WRITTEN PROBLEM: Leaving out every picture, quote the data below exactly as it appears.

RECORDED INFORMATION:
>>>>

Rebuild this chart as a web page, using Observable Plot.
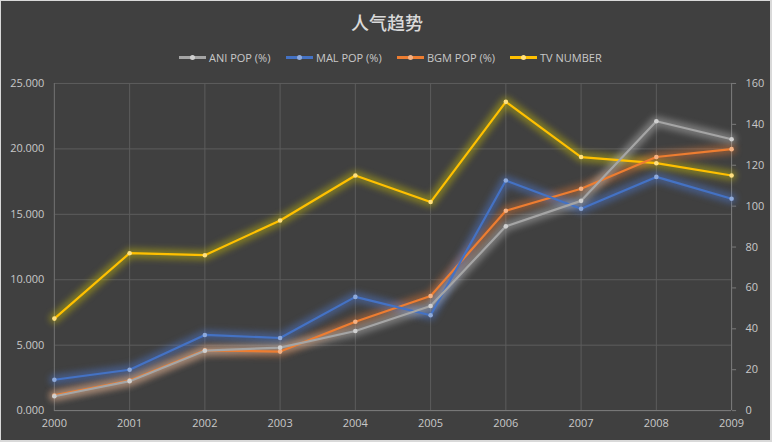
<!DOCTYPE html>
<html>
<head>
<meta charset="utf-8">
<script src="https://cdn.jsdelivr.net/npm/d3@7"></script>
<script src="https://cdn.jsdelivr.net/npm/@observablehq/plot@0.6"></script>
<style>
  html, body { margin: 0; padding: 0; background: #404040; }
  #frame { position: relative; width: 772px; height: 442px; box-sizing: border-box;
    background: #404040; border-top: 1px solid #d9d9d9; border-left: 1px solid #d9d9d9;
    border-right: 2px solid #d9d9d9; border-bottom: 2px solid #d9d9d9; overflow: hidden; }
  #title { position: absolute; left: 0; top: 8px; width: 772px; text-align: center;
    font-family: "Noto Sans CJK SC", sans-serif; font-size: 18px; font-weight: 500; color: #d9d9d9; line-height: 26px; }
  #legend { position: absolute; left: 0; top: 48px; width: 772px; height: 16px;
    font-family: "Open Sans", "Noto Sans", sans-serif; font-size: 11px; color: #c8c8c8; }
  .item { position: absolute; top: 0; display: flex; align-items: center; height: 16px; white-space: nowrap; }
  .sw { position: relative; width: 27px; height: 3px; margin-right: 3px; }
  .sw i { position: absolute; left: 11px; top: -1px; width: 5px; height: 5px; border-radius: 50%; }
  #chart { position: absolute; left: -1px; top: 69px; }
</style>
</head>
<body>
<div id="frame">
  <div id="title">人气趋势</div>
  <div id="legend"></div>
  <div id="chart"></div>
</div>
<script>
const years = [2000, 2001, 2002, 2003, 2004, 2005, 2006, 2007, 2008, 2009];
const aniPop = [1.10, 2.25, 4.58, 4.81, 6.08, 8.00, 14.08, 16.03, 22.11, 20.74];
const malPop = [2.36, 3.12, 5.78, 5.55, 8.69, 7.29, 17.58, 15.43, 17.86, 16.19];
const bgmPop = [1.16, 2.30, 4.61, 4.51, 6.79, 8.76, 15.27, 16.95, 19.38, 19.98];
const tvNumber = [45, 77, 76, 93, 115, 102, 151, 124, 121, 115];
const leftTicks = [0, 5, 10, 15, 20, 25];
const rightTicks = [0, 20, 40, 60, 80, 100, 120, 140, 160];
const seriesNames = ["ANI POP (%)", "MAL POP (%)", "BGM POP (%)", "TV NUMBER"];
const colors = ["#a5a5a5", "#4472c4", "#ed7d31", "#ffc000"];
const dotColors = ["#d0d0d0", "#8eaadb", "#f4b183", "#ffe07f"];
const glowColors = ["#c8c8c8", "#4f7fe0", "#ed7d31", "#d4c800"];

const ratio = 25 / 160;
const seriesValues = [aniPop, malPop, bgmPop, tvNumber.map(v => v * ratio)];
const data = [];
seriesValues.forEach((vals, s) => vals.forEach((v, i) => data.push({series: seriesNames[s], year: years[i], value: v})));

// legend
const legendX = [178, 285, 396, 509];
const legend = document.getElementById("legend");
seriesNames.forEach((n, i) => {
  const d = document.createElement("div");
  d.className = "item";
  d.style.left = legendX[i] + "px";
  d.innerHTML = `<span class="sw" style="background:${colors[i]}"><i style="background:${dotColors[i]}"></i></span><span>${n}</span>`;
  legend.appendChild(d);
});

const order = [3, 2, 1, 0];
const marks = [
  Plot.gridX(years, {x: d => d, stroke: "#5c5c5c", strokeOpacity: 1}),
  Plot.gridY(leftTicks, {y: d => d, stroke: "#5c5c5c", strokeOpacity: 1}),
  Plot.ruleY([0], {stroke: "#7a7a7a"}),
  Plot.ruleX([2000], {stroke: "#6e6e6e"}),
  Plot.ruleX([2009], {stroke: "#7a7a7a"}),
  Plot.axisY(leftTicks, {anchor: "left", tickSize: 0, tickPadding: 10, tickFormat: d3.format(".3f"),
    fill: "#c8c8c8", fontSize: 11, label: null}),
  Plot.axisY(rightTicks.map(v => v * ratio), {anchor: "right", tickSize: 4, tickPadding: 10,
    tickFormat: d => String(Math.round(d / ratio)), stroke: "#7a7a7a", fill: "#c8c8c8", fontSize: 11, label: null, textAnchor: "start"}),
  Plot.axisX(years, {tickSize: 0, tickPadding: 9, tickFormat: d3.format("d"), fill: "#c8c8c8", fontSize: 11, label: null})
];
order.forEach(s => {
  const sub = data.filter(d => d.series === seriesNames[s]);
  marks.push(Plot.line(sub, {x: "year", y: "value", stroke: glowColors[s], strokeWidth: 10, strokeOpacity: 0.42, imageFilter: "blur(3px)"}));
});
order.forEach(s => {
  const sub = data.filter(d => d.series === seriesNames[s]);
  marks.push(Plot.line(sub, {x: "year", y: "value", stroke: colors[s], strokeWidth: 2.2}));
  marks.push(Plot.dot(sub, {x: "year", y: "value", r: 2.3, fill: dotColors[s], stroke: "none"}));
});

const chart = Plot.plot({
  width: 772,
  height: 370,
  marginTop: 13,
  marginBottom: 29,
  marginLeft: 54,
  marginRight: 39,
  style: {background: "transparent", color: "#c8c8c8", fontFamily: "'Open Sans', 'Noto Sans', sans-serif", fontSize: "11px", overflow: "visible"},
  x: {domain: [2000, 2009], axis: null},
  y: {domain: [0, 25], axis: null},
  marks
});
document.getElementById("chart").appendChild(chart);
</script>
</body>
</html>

<<<<

COMPLETED EXERCISE:
Rebuild this chart as a web page, using Observable Plot.
<!DOCTYPE html>
<html>
<head>
<meta charset="utf-8">
<script src="https://cdn.jsdelivr.net/npm/d3@7"></script>
<script src="https://cdn.jsdelivr.net/npm/@observablehq/plot@0.6"></script>
<style>
  html, body { margin: 0; padding: 0; background: #404040; }
  #frame { position: relative; width: 772px; height: 442px; box-sizing: border-box;
    background: #404040; border-top: 1px solid #d9d9d9; border-left: 1px solid #d9d9d9;
    border-right: 2px solid #d9d9d9; border-bottom: 2px solid #d9d9d9; overflow: hidden; }
  #title { position: absolute; left: 0; top: 8px; width: 772px; text-align: center;
    font-family: "Noto Sans CJK SC", sans-serif; font-size: 18px; font-weight: 500; color: #d9d9d9; line-height: 26px; }
  #legend { position: absolute; left: 0; top: 48px; width: 772px; height: 16px;
    font-family: "Open Sans", "Noto Sans", sans-serif; font-size: 11px; color: #c8c8c8; }
  .item { position: absolute; top: 0; display: flex; align-items: center; height: 16px; white-space: nowrap; }
  .sw { position: relative; width: 27px; height: 3px; margin-right: 3px; }
  .sw i { position: absolute; left: 11px; top: -1px; width: 5px; height: 5px; border-radius: 50%; }
  #chart { position: absolute; left: -1px; top: 69px; }
</style>
</head>
<body>
<div id="frame">
  <div id="title">人气趋势</div>
  <div id="legend"></div>
  <div id="chart"></div>
</div>
<script>
const years = [2000, 2001, 2002, 2003, 2004, 2005, 2006, 2007, 2008, 2009];
const aniPop = [1.10, 2.25, 4.58, 4.81, 6.08, 8.00, 14.08, 16.03, 22.11, 20.74];
const malPop = [2.36, 3.12, 5.78, 5.55, 8.69, 7.29, 17.58, 15.43, 17.86, 16.19];
const bgmPop = [1.16, 2.30, 4.61, 4.51, 6.79, 8.76, 15.27, 16.95, 19.38, 19.98];
const tvNumber = [45, 77, 76, 93, 115, 102, 151, 124, 121, 115];
const leftTicks = [0, 5, 10, 15, 20, 25];
const rightTicks = [0, 20, 40, 60, 80, 100, 120, 140, 160];
const seriesNames = ["ANI POP (%)", "MAL POP (%)", "BGM POP (%)", "TV NUMBER"];
const colors = ["#a5a5a5", "#4472c4", "#ed7d31", "#ffc000"];
const dotColors = ["#d0d0d0", "#8eaadb", "#f4b183", "#ffe07f"];
const glowColors = ["#c8c8c8", "#4f7fe0", "#ed7d31", "#d4c800"];

const ratio = 25 / 160;
const seriesValues = [aniPop, malPop, bgmPop, tvNumber.map(v => v * ratio)];
const data = [];
seriesValues.forEach((vals, s) => vals.forEach((v, i) => data.push({series: seriesNames[s], year: years[i], value: v})));

// legend
const legendX = [178, 285, 396, 509];
const legend = document.getElementById("legend");
seriesNames.forEach((n, i) => {
  const d = document.createElement("div");
  d.className = "item";
  d.style.left = legendX[i] + "px";
  d.innerHTML = `<span class="sw" style="background:${colors[i]}"><i style="background:${dotColors[i]}"></i></span><span>${n}</span>`;
  legend.appendChild(d);
});

const order = [3, 2, 1, 0];
const marks = [
  Plot.gridX(years, {x: d => d, stroke: "#5c5c5c", strokeOpacity: 1}),
  Plot.gridY(leftTicks, {y: d => d, stroke: "#5c5c5c", strokeOpacity: 1}),
  Plot.ruleY([0], {stroke: "#7a7a7a"}),
  Plot.ruleX([2000], {stroke: "#6e6e6e"}),
  Plot.ruleX([2009], {stroke: "#7a7a7a"}),
  Plot.axisY(leftTicks, {anchor: "left", tickSize: 0, tickPadding: 10, tickFormat: d3.format(".3f"),
    fill: "#c8c8c8", fontSize: 11, label: null}),
  Plot.axisY(rightTicks.map(v => v * ratio), {anchor: "right", tickSize: 4, tickPadding: 10,
    tickFormat: d => String(Math.round(d / ratio)), stroke: "#7a7a7a", fill: "#c8c8c8", fontSize: 11, label: null, textAnchor: "start"}),
  Plot.axisX(years, {tickSize: 0, tickPadding: 9, tickFormat: d3.format("d"), fill: "#c8c8c8", fontSize: 11, label: null})
];
order.forEach(s => {
  const sub = data.filter(d => d.series === seriesNames[s]);
  marks.push(Plot.line(sub, {x: "year", y: "value", stroke: glowColors[s], strokeWidth: 10, strokeOpacity: 0.42, imageFilter: "blur(3px)"}));
});
order.forEach(s => {
  const sub = data.filter(d => d.series === seriesNames[s]);
  marks.push(Plot.line(sub, {x: "year", y: "value", stroke: colors[s], strokeWidth: 2.2}));
  marks.push(Plot.dot(sub, {x: "year", y: "value", r: 2.3, fill: dotColors[s], stroke: "none"}));
});

const chart = Plot.plot({
  width: 772,
  height: 370,
  marginTop: 13,
  marginBottom: 29,
  marginLeft: 54,
  marginRight: 39,
  style: {background: "transparent", color: "#c8c8c8", fontFamily: "'Open Sans', 'Noto Sans', sans-serif", fontSize: "11px", overflow: "visible"},
  x: {domain: [2000, 2009], axis: null},
  y: {domain: [0, 25], axis: null},
  marks
});
document.getElementById("chart").appendChild(chart);
</script>
</body>
</html>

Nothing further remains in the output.